In applying the third step of the test, we look to see if there is an appropriation, other than the Fund, that is more specifically available for these expenses. If an agency receives a specific appropriation for a particular object, it should use that appropriation to the exclusion of a more general appropriation broad enough to cover the same objects. Id.

As we explained in our prior decision, the Commission also receives a general lump sum appropriation to “carry out the provisions of the Commodity Exchange Act.” See, e.g., Pub. L. No. 112-55, 125 Stat. at 579. The lump sum appropriation is available for the Commission’s personnel and administrative costs generally, and, arguably, could be available for the costs at issue here. The better view, however, is that the Fund is the more specific appropriation for expenses incidental to customer education initiatives and the whistleblower incentive awards. Although Dodd-Frank does not expressly address administrative and personnel costs for the Fund, we take note of the fact that the primary costs of customer education initiatives would be personnel costs, including travel expenses, and those costs are necessarily part of “the funding of customer education initiatives.” As we held in B-321788, parallel construction between whistleblower incentive awards and customer education initiatives would suggest that we read the statutory language providing that the Fund is available for “payment of awards to whistleblowers” to cover costs such as administrative and personnel costs, including travel expenses, incidental to making whistleblower payments.

CONCLUSION

The Commission shall deposit certain monetary sanctions into the Fund where the deposit would cause the balance of the Fund to exceed $100 million, as long as the balance of the Fund at that time the monetary sanction is collected is less than $100 million. The Commission may use the Fund to pay for travel expenses incurred by the Commission’s Whistleblower Office personnel for speaking engagements and attending conferences, at which the public will be informed and educated about the Whistleblower Office and the whistleblower provisions of the Commodity Exchange Act.

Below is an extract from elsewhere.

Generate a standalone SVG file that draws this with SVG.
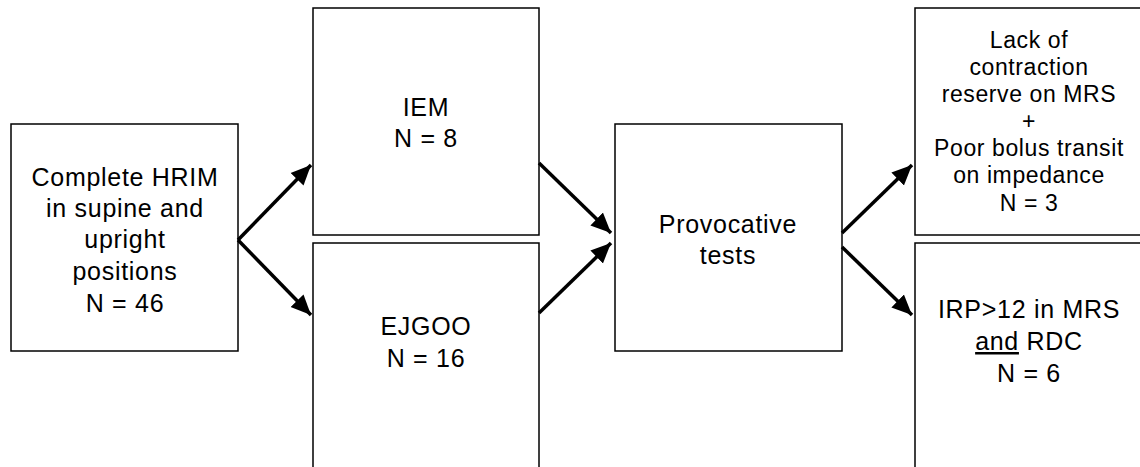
<svg xmlns="http://www.w3.org/2000/svg" width="1140" height="467" viewBox="0 0 1140 467">
<style>
.box{fill:#fff;stroke:#000;stroke-width:1.5}
.t{font-family:"Liberation Sans",Arial,sans-serif;font-size:25px;letter-spacing:0.7px;text-anchor:middle;fill:#000}
.s{font-size:23px;letter-spacing:0.6px}
.c{stroke:#000;stroke-width:3.5;fill:none;marker-end:url(#ah)}
</style>
<defs>
<marker id="ah" markerUnits="userSpaceOnUse" markerWidth="24" markerHeight="24" refX="20" refY="9" orient="auto" viewBox="0 0 24 18">
<path d="M0,0 L20,9 L0,18 Z" fill="#000"/>
</marker>
</defs>
<rect width="1140" height="467" fill="#fff"/>
<g id="n-hrim">
<rect class="box" x="11" y="124" width="227" height="227"/>
<text class="t" x="125" y="186">Complete HRIM</text>
<text class="t" x="125" y="217">in supine and</text>
<text class="t" x="125" y="248">upright</text>
<text class="t" x="125" y="280">positions</text>
<text class="t" x="125" y="312">N = 46</text>
</g>
<g id="n-iem">
<rect class="box" x="313" y="8" width="226" height="227"/>
<text class="t" x="426" y="116">IEM</text>
<text class="t" x="426" y="147">N = 8</text>
</g>
<g id="n-ejgoo">
<rect class="box" x="313" y="243" width="226" height="232"/>
<text class="t" x="426" y="335">EJGOO</text>
<text class="t" x="426" y="367">N = 16</text>
</g>
<g id="n-prov">
<rect class="box" x="615" y="124" width="227" height="227"/>
<text class="t" x="728" y="233">Provocative</text>
<text class="t" x="728" y="264">tests</text>
</g>
<g id="n-lack">
<rect class="box" x="915" y="8" width="228" height="227"/>
<text class="t s" x="1029" y="48">Lack of</text>
<text class="t s" x="1029" y="75">contraction</text>
<text class="t s" x="1029" y="102">reserve on MRS</text>
<text class="t s" x="1029" y="129">+</text>
<text class="t s" x="1029" y="156">Poor bolus transit</text>
<text class="t s" x="1029" y="183">on impedance</text>
<text class="t s" x="1029" y="211">N = 3</text>
</g>
<g id="n-irp">
<rect class="box" x="915" y="243" width="228" height="232"/>
<text class="t" x="1029" y="318">IRP&gt;12 in MRS</text>
<text class="t" x="1029" y="350"><tspan text-decoration="underline">and</tspan> RDC</text>
<text class="t" x="1029" y="382">N = 6</text>
</g>
<g id="connectors">
<line class="c" x1="238" y1="240" x2="311" y2="165"/>
<line class="c" x1="238" y1="240" x2="311" y2="315"/>
<line class="c" x1="539" y1="163" x2="611" y2="233"/>
<line class="c" x1="539" y1="313" x2="611" y2="243"/>
<line class="c" x1="842" y1="233" x2="912" y2="165"/>
<line class="c" x1="842" y1="247" x2="912" y2="315"/>
</g>
</svg>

Susan A. Poling's signature

Susan A. Poling

General Counsel



[1] Our practice when rendering decisions is to obtain the views of the relevant agency to establish a factual record and the agency’s legal position on the subject matter of the request. GAO, Procedures and Practices for Legal Decisions and Opinions, GAO-06-1064SP (Washington, D.C.: Sept. 2006), available at www.gao.gov/legal/resources.html. The General Counsel’s request letter contained the pertinent facts and the legal views of the Commission.

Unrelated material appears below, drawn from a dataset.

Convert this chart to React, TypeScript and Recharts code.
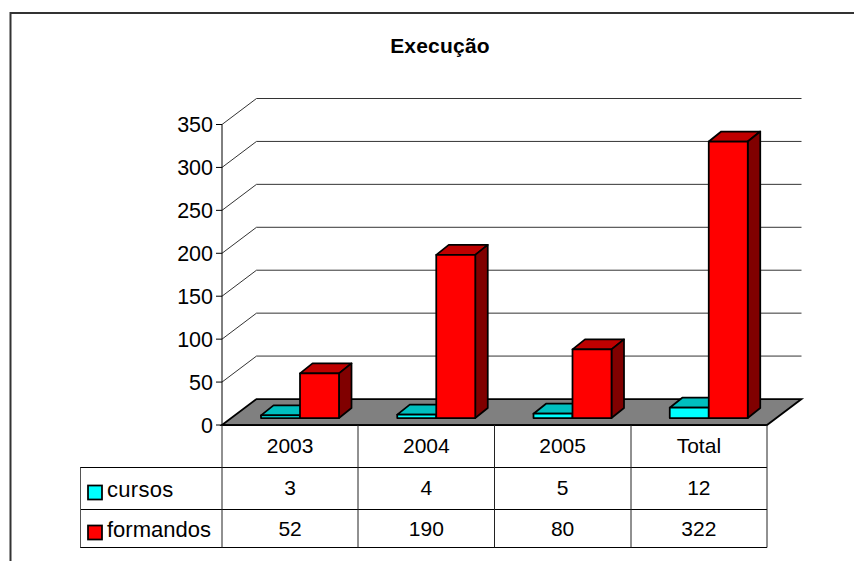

[2] Funds are considered to be “collected by the Commission” when the funds are “received, and confirmed, by the U.S. Department of the Treasury, in satisfaction of part or all of a civil monetary penalty, disgorgement obligation, or fine owed to the Commission.” 17 C.F.R. § 165.2(d).

[3] As noted by the Commission, the legislative history of Dodd-Frank is silent on the issue presented here concerning 7 U.S.C. §26(g)(3).